■ Objective:
Extract, exactly, the lines from the line containing "What Observable Plot" to the line containing "const data = years.map((year, i)", with both lines included and any pictures left out.

(Extracted data entries)
-.-.-

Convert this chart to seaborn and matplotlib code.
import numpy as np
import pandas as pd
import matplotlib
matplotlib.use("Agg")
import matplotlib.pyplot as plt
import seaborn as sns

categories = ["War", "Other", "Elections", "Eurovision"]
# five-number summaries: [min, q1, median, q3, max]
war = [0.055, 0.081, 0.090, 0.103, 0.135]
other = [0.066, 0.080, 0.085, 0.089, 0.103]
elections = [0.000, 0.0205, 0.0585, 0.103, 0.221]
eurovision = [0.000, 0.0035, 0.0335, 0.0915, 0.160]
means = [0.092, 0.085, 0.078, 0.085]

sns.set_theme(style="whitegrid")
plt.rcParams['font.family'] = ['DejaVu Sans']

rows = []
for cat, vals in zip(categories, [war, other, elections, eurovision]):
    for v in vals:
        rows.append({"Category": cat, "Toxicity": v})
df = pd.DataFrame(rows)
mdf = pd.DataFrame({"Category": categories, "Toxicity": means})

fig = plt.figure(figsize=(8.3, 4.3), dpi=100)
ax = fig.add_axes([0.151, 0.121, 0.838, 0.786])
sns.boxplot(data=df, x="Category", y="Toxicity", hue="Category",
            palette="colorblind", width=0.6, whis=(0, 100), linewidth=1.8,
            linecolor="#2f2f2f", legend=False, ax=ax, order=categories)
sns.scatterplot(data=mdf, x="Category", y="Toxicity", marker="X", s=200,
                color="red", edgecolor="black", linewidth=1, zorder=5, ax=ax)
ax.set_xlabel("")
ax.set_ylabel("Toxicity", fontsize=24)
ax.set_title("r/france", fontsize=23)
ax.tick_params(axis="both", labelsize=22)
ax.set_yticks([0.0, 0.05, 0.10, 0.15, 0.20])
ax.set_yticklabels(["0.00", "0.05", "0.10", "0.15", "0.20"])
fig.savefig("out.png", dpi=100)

-.-.-

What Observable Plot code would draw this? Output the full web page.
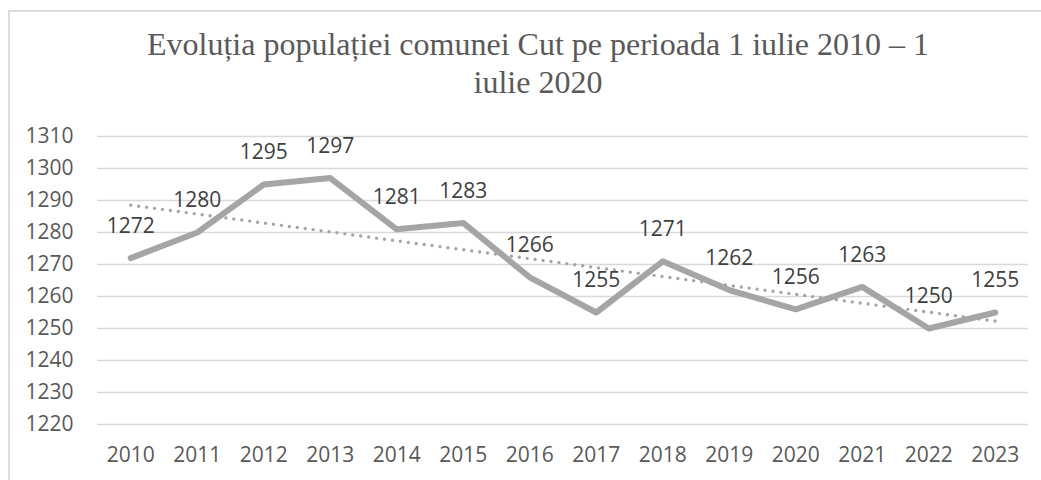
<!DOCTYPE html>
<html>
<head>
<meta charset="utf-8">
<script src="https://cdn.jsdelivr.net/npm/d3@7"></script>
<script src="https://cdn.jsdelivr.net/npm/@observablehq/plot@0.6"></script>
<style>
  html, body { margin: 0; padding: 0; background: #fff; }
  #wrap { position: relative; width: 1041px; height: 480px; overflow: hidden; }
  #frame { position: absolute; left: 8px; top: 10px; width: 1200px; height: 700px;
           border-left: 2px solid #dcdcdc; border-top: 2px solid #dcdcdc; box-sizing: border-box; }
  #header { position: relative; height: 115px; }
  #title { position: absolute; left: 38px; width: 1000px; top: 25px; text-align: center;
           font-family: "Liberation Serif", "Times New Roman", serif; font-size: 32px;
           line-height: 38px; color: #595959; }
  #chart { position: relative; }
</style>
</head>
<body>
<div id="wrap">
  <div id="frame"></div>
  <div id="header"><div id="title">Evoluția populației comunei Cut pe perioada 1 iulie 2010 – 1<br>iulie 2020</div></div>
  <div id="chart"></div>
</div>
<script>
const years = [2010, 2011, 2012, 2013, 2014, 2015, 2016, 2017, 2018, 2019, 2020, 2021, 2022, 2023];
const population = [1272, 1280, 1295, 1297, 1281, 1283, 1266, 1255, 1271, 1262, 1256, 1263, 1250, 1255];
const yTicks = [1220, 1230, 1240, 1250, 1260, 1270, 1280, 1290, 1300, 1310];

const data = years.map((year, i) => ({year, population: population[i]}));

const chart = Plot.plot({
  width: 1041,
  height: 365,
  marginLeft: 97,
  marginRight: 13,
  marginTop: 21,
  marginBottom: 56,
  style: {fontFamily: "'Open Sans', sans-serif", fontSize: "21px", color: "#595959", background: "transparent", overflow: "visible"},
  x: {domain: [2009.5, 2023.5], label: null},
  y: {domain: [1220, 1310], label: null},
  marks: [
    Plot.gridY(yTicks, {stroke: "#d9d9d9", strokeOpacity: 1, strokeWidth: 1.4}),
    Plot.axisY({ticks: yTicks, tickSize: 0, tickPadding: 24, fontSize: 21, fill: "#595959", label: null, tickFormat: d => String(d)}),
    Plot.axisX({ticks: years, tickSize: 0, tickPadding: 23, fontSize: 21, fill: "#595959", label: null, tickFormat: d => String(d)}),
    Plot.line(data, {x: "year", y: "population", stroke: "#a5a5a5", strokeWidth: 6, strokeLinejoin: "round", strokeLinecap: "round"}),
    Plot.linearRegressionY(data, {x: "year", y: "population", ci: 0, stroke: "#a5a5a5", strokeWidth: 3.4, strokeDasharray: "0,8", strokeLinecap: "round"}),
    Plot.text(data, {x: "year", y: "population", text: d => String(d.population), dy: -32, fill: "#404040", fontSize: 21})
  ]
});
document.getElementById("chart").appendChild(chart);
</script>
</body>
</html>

-.-.-

■ Solved exercise:
What Observable Plot code would draw this? Output the full web page.
<!DOCTYPE html>
<html>
<head>
<meta charset="utf-8">
<script src="https://cdn.jsdelivr.net/npm/d3@7"></script>
<script src="https://cdn.jsdelivr.net/npm/@observablehq/plot@0.6"></script>
<style>
  html, body { margin: 0; padding: 0; background: #fff; }
  #wrap { position: relative; width: 1041px; height: 480px; overflow: hidden; }
  #frame { position: absolute; left: 8px; top: 10px; width: 1200px; height: 700px;
           border-left: 2px solid #dcdcdc; border-top: 2px solid #dcdcdc; box-sizing: border-box; }
  #header { position: relative; height: 115px; }
  #title { position: absolute; left: 38px; width: 1000px; top: 25px; text-align: center;
           font-family: "Liberation Serif", "Times New Roman", serif; font-size: 32px;
           line-height: 38px; color: #595959; }
  #chart { position: relative; }
</style>
</head>
<body>
<div id="wrap">
  <div id="frame"></div>
  <div id="header"><div id="title">Evoluția populației comunei Cut pe perioada 1 iulie 2010 – 1<br>iulie 2020</div></div>
  <div id="chart"></div>
</div>
<script>
const years = [2010, 2011, 2012, 2013, 2014, 2015, 2016, 2017, 2018, 2019, 2020, 2021, 2022, 2023];
const population = [1272, 1280, 1295, 1297, 1281, 1283, 1266, 1255, 1271, 1262, 1256, 1263, 1250, 1255];
const yTicks = [1220, 1230, 1240, 1250, 1260, 1270, 1280, 1290, 1300, 1310];

const data = years.map((year, i) => ({year, population: population[i]}));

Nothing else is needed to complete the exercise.